A new survey conducted by the Victorian Chamber of Commerce and Industry revealed that businesses in the state struggle to deal with the national energy crisis amid skyrocketing prices and supply pressure concerns.
A majority of the survey respondents, comprised of various businesses across all sectors, predicted significant changes in their business investments as uncertainty about costs and supply grew.
About 47 per cent of companies said the current instability in the energy market is impacting their businesses. Fifty-five per cent of business owners use electricity and gas, while 42 per cent use electricity only as an energy resource.
In addition, the survey also found that:
- 96 per cent were concerned about the skyrocketing cost of electricity and 76 per cent were concerned about the rise in gas rate.
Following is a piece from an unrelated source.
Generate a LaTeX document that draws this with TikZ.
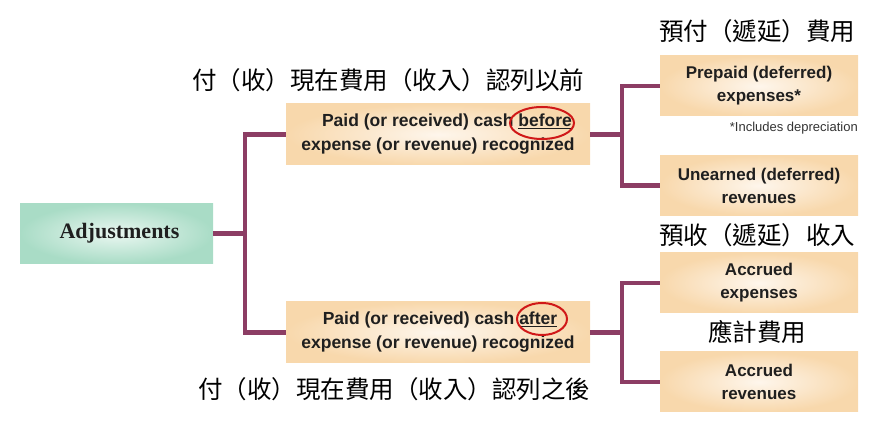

- 51 per cent are expecting changes in business investments over the next two months
- 79 per cent of respondents were uncertain about forecasting costs and investments for their business over the next 12 months
- 58 per cent would be more willing to invest in renewable energies or switch from gas to electricity with government financial support
- 72 per cent of respondents said energy security and energy affordability are equally important to their business
The chamber said it is collaborating with the state government to address energy costs, help spread awareness in the energy market, and establish clearer guidelines for the transition to green energy.
Paul Guerra, CEO of the Victorian Chamber of Commerce and Industry, said the survey highlights the need to explore all options to alleviate pressure on businesses in the short term as the government looks for longer-term solutions that would benefit the economy and the general community.
“Business needs commitment around certainty of supply and certainty of price in the short term, and then we need to seize the opportunity in sectors like renewables, waste recovery, carbon technologies and transport that will, in turn, create new jobs, lower emissions and reduce costs for business and consumers. Doing this will help make Victoria the best place to live, work and operate a business,” Guerra said.